Ambassador Mary Yates is Deputy to the Commander for Civilian and Military Activities of AFRICOM and has a unique role in the military command.
She met Wednesday with AU Commission Chairman Jean Ping and Peace and Security Commissioner Ramtane Lamamra to discuss policy coordination on many of Africa's trouble spots.
Afterward, she said the conversation touched on the ICC indictments against Sudan's President Bashir. The African Union is urging a suspension of the arrest warrants for Mr. Bashir, and Chairman Ping is likely to lead a joint AU-Arab League delegation going to the U.N. Security Council soon to press the case.
In apparent defiance of the arrest warrants, Mr. Bashir is traveling to regional capitals, and is due in Addis Ababa early next month. But Ambassador Yates said AFRICOM would not be involved in any attempt to arrest him.
"There is no role I can see at this moment. ... review of our policy toward Sudan. certainly crimes and war crimes need to be accounted for, and this is a dialogue I came to listen and have with the leaders of the AU as well," she said.

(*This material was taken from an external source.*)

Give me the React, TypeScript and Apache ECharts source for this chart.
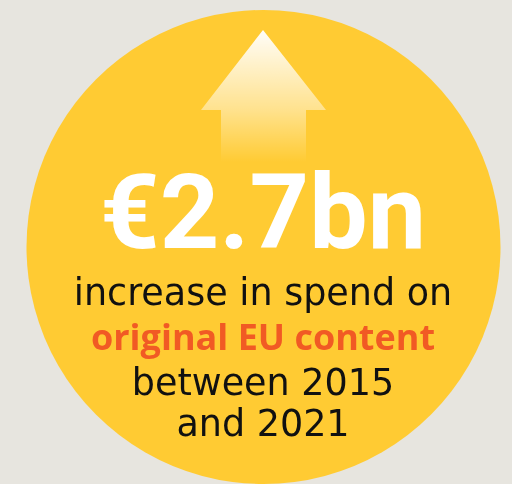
import React, { useEffect, useRef } from "react";
import * as echarts from "echarts";

const headline = ["€2.7bn"];
const bodyLines = ["increase in spend on", "original EU content", "between 2015", "and 2021"];
const bodyColors = ["#111111", "#F15A24", "#111111", "#111111"];
const bodyFonts = ['normal 36.5px "DejaVu Sans"', 'bold 36px "Open Sans"', 'normal 36.5px "DejaVu Sans"', 'normal 36.5px "DejaVu Sans"'];
const bodyBaselines = [305, 349, 395, 436];

export default function App() {
  const ref = useRef<HTMLDivElement>(null);
  useEffect(() => {
    if (!ref.current) return;
    const chart = echarts.init(ref.current, null, { renderer: "svg" });
    const cx = 263.5, cy = 247, r = 237;
    const elements: any[] = [
      { type: "rect", shape: { x: 0, y: 0, width: 512, height: 484 }, style: { fill: "#E7E5DF" }, silent: true },
      { type: "circle", shape: { cx, cy, r }, style: { fill: "#FFCB33" } },
      {
        type: "polygon",
        shape: { points: [[263, 30], [326, 110], [306, 110], [306, 162], [221, 162], [221, 110], [201, 110]] },
        style: {
          fill: new echarts.graphic.LinearGradient(0, 0, 0, 1, [
            { offset: 0, color: "rgba(255,255,255,0.97)" },
            { offset: 0.6, color: "rgba(255,255,255,0.45)" },
            { offset: 1, color: "rgba(255,255,255,0)" },
          ]),
        },
      },
      {
        type: "text",
        x: 263,
        y: 160,
        style: {
          text: headline[0],
          fill: "#ffffff",
          font: "bold 104px Roboto",
          textAlign: "center",
          textVerticalAlign: "top",
        },
      },
    ];
    bodyLines.forEach((t, i) => {
      elements.push({
        type: "text",
        x: 263,
        y: bodyBaselines[i] - 31,
        style: {
          text: t,
          fill: bodyColors[i],
          font: bodyFonts[i],
          textAlign: "center",
          textVerticalAlign: "top",
        },
      });
    });
    chart.setOption({ animation: false, graphic: { elements } });
    return () => chart.dispose();
  }, []);
  return <div ref={ref} style={{ position: "fixed", left: 0, top: 0, width: 512, height: 484 }} />;
}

Yates said any U.S. military activity would be peripheral, as it was in the arrest of another indicted war criminal, Liberia's Charles Taylor.
"I would look back to the arrest of President Taylor in Liberia. The U.S. military command played no role in that. We watched with concern, we helped get ECOWAS peacekeepers into Liberia to bring about stability," she said. "The [U.S. warship] Iwo Jima sailed offshore and we helped Marines secure the airport. That's the kind of role the U.S. military plays after decisions have been taken, but we are not in the political arena," she explained.
Yates acknowledged the role U.S. ships are playing in international efforts to combat piracy off the coast of Somalia. She had nothing to say about Osama bin Laden's recent call for the overthrow Somalia's new President Sheikh Sharif Sheikh Ahmed.
But she said the United States remains closely tuned to the movements of suspected terrorists from the Horn of Africa all the way to the western Sahara.
"I would leave reaction to Osama bin Laden's comments up to people of Somalia and the region. As far as our counterterrorism efforts. The U.S. military, and the State Department together are working with nine countries on both sides of the Sahara because of the ungoverned spaces in the Sahara," she said. "We have worked with them training, equipping...because to develop the capacity of Africans and African nations to look for the terrorists crossing their borders is something we take very seriously," she said.
Yates is a career diplomat who has served both Republican and Democrat administrations in Africa. She said experience tells her that while there will be small changes here and there in U.S. policy toward Africa under President Barack Obama, she cannot imagine what she called 'broad brush changes" in the new administration.